• **THE EXERCISE**: The required output is the exact run of lines from the line containing "Write a web" to the line containing "var cx = 214, cy = 249, radius = 190;", inclusive, and nothing besides.

• **Figure scripts**:

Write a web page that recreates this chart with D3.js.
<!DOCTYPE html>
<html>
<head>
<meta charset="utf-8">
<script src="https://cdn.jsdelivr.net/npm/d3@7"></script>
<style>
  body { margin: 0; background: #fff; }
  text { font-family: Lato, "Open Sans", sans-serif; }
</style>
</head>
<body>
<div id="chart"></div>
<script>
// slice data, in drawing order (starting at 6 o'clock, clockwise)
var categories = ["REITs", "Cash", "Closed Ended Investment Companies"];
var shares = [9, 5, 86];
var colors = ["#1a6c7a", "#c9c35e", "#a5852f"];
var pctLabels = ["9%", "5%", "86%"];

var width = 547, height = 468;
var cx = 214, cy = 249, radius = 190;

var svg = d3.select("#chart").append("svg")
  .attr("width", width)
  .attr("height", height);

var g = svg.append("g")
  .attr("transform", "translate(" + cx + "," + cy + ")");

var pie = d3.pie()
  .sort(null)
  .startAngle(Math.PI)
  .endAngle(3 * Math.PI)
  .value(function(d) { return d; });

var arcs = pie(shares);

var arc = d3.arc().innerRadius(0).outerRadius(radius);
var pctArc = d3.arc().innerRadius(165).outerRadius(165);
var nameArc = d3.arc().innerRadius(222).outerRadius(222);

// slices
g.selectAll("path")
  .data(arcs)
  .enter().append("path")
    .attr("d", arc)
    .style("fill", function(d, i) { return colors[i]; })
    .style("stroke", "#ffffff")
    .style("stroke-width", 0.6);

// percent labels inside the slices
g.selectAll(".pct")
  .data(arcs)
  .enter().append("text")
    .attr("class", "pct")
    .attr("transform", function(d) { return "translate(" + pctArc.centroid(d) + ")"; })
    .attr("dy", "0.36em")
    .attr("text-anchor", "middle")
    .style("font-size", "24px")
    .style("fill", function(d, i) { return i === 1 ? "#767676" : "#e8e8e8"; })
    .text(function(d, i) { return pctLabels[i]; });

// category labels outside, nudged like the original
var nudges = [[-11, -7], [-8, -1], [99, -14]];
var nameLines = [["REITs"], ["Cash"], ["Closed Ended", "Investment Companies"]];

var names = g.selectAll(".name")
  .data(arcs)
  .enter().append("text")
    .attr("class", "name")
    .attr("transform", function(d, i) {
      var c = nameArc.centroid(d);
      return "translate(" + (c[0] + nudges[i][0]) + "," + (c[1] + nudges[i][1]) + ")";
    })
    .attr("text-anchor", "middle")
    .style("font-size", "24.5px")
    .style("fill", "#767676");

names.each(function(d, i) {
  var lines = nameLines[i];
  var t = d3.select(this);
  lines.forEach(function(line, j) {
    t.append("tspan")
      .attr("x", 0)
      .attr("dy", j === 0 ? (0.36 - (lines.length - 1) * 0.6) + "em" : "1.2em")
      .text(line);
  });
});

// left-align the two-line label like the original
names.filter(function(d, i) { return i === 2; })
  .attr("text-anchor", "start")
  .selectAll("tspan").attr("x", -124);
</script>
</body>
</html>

==

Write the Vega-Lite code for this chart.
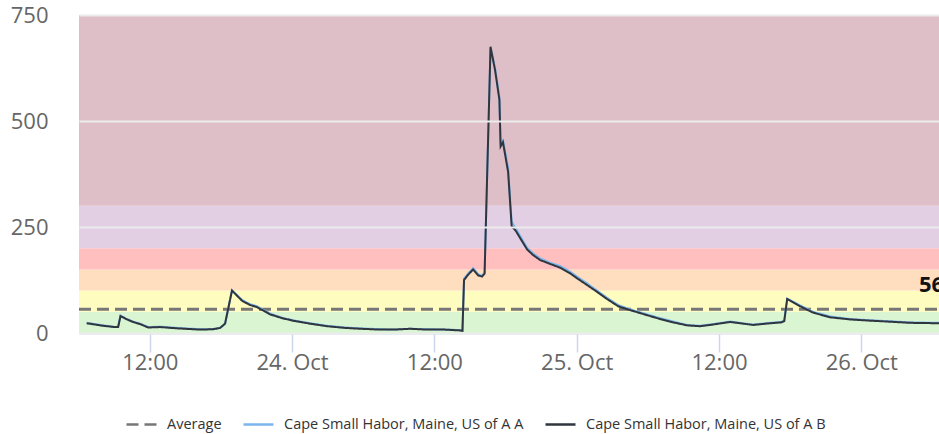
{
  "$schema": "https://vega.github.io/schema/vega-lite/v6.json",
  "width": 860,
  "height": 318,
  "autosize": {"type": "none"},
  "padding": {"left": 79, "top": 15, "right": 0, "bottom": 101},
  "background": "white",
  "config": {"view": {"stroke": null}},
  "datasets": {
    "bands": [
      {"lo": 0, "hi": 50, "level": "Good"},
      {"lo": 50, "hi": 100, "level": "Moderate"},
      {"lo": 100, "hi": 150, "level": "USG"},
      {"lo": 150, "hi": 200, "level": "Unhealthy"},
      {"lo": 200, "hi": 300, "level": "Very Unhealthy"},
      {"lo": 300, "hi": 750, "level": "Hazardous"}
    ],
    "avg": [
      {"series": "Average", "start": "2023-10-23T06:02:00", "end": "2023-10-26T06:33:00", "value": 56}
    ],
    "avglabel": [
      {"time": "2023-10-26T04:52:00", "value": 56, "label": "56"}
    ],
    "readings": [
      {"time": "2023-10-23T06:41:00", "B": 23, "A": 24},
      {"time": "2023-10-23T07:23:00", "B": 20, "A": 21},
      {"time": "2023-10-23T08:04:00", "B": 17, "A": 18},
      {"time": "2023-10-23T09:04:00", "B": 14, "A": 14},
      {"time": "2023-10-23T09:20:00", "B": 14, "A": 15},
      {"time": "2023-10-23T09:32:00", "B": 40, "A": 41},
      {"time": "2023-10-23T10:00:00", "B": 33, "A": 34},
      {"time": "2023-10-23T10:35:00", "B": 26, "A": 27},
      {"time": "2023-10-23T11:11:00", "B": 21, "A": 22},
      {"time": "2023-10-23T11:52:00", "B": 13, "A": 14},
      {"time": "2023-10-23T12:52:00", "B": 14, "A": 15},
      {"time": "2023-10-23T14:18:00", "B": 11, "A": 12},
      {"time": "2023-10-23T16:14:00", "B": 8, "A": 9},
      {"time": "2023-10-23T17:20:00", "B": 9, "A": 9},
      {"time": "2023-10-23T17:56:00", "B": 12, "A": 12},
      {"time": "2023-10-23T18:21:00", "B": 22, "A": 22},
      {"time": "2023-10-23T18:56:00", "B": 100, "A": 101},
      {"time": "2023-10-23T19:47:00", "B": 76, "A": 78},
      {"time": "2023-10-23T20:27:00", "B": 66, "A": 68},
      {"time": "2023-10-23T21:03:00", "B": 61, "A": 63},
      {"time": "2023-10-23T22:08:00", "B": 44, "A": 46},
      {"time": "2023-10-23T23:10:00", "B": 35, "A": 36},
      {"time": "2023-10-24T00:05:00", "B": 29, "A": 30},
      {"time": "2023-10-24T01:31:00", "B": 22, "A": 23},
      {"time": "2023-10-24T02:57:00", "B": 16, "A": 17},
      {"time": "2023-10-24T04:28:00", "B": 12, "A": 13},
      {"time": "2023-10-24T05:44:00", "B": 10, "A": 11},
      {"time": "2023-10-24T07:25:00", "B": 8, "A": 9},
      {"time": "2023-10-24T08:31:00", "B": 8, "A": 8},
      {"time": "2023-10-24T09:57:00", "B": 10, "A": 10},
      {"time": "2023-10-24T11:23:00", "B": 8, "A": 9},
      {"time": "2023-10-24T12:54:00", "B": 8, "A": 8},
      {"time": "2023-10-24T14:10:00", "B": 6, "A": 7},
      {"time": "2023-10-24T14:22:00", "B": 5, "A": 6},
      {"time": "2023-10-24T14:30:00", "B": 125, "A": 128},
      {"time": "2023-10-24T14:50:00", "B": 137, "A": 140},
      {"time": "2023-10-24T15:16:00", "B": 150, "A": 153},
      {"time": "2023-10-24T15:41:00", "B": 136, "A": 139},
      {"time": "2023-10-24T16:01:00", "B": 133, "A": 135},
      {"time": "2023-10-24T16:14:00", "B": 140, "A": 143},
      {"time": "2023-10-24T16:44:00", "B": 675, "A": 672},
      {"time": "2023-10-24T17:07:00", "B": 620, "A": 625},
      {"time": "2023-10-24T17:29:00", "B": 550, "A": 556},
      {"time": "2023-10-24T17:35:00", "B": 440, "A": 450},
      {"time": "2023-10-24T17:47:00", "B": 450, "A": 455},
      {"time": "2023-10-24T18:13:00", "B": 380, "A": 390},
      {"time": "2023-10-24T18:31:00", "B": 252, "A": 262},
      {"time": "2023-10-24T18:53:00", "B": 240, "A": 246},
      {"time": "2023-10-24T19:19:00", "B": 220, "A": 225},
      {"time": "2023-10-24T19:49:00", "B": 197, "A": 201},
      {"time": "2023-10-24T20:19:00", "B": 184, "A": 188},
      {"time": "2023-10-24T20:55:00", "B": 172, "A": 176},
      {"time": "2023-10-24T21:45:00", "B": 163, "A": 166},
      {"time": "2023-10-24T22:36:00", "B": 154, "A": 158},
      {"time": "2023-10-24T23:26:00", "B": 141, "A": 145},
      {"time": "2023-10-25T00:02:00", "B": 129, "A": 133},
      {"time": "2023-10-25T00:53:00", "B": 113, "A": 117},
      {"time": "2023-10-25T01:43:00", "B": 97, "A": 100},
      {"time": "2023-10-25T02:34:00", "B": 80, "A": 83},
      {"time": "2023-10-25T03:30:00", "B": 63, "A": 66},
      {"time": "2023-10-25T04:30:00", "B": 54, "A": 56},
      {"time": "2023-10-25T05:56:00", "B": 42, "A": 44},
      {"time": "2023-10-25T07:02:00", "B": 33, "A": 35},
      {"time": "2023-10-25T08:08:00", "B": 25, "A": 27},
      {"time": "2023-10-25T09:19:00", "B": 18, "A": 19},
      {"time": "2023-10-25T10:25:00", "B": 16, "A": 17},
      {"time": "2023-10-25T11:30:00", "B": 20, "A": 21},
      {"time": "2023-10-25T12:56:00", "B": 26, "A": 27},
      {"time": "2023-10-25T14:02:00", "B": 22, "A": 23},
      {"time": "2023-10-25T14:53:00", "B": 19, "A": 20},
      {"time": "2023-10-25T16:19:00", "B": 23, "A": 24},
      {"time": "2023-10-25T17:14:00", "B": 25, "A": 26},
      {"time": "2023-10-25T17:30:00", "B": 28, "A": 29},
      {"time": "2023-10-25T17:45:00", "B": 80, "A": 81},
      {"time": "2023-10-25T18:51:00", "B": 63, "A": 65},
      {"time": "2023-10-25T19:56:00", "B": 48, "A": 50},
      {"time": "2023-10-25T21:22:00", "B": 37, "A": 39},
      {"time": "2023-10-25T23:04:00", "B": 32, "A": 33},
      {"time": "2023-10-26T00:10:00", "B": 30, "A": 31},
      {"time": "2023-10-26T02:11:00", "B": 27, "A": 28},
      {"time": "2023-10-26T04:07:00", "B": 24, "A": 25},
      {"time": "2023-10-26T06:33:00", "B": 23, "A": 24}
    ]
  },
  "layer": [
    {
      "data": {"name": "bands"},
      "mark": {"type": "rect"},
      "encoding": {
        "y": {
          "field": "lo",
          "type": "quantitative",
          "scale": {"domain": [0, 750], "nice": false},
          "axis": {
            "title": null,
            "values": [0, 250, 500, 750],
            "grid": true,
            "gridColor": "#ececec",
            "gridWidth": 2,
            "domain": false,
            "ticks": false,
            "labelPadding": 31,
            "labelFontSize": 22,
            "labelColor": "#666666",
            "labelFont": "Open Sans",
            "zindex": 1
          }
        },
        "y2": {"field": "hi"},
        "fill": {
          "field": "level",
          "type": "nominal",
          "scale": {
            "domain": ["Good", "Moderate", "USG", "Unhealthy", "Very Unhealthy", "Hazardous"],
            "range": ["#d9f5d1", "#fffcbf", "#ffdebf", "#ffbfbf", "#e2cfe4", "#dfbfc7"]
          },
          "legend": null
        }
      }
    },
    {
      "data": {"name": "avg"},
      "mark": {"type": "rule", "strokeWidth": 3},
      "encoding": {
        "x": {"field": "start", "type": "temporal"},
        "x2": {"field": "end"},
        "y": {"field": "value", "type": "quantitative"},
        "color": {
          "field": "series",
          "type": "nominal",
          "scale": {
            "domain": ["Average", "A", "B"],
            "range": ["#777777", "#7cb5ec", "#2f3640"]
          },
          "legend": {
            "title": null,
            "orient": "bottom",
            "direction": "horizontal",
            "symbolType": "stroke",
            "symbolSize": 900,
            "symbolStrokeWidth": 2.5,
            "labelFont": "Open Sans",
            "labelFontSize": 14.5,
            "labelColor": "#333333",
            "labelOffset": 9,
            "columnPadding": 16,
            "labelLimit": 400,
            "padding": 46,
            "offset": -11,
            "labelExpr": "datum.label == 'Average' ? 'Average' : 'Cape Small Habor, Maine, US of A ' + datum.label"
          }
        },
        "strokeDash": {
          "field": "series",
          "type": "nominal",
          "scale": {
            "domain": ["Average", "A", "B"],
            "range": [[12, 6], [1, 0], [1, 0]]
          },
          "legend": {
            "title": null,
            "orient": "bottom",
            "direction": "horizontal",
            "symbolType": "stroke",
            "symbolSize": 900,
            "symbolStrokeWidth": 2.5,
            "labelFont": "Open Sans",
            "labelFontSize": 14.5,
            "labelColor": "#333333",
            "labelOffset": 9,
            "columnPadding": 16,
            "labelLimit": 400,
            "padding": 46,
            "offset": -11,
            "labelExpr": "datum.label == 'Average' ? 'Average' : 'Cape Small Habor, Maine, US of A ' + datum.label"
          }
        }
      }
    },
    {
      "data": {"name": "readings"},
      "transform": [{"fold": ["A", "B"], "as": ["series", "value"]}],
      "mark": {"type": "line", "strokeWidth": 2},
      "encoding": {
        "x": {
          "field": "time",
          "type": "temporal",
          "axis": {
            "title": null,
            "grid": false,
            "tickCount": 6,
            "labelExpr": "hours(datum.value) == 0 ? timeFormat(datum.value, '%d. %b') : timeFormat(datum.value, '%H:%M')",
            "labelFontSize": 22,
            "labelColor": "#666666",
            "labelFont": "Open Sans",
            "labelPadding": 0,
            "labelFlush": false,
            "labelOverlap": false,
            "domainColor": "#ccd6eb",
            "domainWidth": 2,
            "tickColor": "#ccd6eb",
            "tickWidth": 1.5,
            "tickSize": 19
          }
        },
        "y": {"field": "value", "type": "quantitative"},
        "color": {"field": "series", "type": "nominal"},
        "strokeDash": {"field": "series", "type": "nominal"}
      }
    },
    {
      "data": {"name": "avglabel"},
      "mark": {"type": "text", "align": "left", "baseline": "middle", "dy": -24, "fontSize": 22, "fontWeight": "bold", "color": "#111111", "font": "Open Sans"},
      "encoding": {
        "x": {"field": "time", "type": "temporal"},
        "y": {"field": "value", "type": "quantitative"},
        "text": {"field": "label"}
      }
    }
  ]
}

• **ANSWER TO THIS PROBLEM**:
Write a web page that recreates this chart with D3.js.
<!DOCTYPE html>
<html>
<head>
<meta charset="utf-8">
<script src="https://cdn.jsdelivr.net/npm/d3@7"></script>
<style>
  body { margin: 0; background: #fff; }
  text { font-family: Lato, "Open Sans", sans-serif; }
</style>
</head>
<body>
<div id="chart"></div>
<script>
// slice data, in drawing order (starting at 6 o'clock, clockwise)
var categories = ["REITs", "Cash", "Closed Ended Investment Companies"];
var shares = [9, 5, 86];
var colors = ["#1a6c7a", "#c9c35e", "#a5852f"];
var pctLabels = ["9%", "5%", "86%"];

var width = 547, height = 468;
var cx = 214, cy = 249, radius = 190;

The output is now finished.